Indonesia's government says that the Agreement Establishing the MSG, which was revised in 2015, stipulated that members must respect the principles of sovereignty and non-interference in the domestic affairs of states.

It says that based on that, the membership application of the Liberation Movement "will not succeed".

However, following this week's summit, Vanuatu's prime minister Charlot Salwai urged the MSG to stat focused on its founding goal of political independence for all Melanesian peoples.

"This is the raison d'etre for this group, and it must not be diluted in our wider consideration," Mr Salwai told local media.

"I therefore encourage the MSG to work in collaboration with parties concerned and encourage dialogue between Indonesia and West Papua to progress the issue forward, as this has been the case with France and FLNKS (the body repesenting New Caledonia's indigenous Kanaks which is a full member of the MSG)."

But Jakarta says that the self-determination choice of West Papuans has been finalised with incorporation into Indonesia in the 1960s, describing the Liberation Movement as a "separatist" group. It has warned MSG member states not to meddle in others' soveriegn affairs.

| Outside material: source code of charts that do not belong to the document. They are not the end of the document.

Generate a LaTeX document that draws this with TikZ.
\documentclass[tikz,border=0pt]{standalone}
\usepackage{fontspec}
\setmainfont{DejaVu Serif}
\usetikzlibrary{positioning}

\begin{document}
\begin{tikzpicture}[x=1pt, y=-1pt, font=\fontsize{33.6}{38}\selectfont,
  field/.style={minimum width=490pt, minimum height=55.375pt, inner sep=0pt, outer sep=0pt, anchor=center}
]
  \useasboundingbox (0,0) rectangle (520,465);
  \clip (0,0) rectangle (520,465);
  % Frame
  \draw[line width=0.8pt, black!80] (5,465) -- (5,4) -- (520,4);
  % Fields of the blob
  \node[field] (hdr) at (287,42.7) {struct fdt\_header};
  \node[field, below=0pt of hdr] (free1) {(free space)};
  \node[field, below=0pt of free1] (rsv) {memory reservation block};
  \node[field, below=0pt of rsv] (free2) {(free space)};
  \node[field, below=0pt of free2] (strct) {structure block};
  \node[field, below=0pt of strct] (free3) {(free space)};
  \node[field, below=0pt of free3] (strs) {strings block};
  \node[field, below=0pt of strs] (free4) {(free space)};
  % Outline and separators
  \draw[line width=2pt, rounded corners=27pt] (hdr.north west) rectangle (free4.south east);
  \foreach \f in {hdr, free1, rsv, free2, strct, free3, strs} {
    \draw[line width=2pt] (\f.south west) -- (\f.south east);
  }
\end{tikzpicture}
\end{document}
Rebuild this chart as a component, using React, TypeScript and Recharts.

According to a spokesman for Indonesia's embassy in Australia, Sade Bimantara, the Liberation Movement's bid is at a dead end.

"I don't think they qualify to be a full member of the MSG," he said.

"They are not a state, and as opposed to Kanaks, they are not on the C24 (UN) Decolonisation Committee, they are not on the list, West Papua. And also the separatist group does not obtain full support from all the West Papuans."

Sade Bimantara said West Papuans were politically free under Indonesia's democratic system.

"Those claiming to represent the West Papuan people, the ULMWP, they do not truly represent the people. They only represent themselves. They have their own narrow political goals, and their narrow self-interest," he said.

However, the Liberation Movement remained hopeful that the MSG would accept it as a full member. Its chairman Benny Wenda

"I want to send my people a message that this is another positive," he said of the MSG's referral of the application for processing.

"Step by step, we are in the right diorcetion, so please pray. We hope that the secretariat will discuss our application very soon."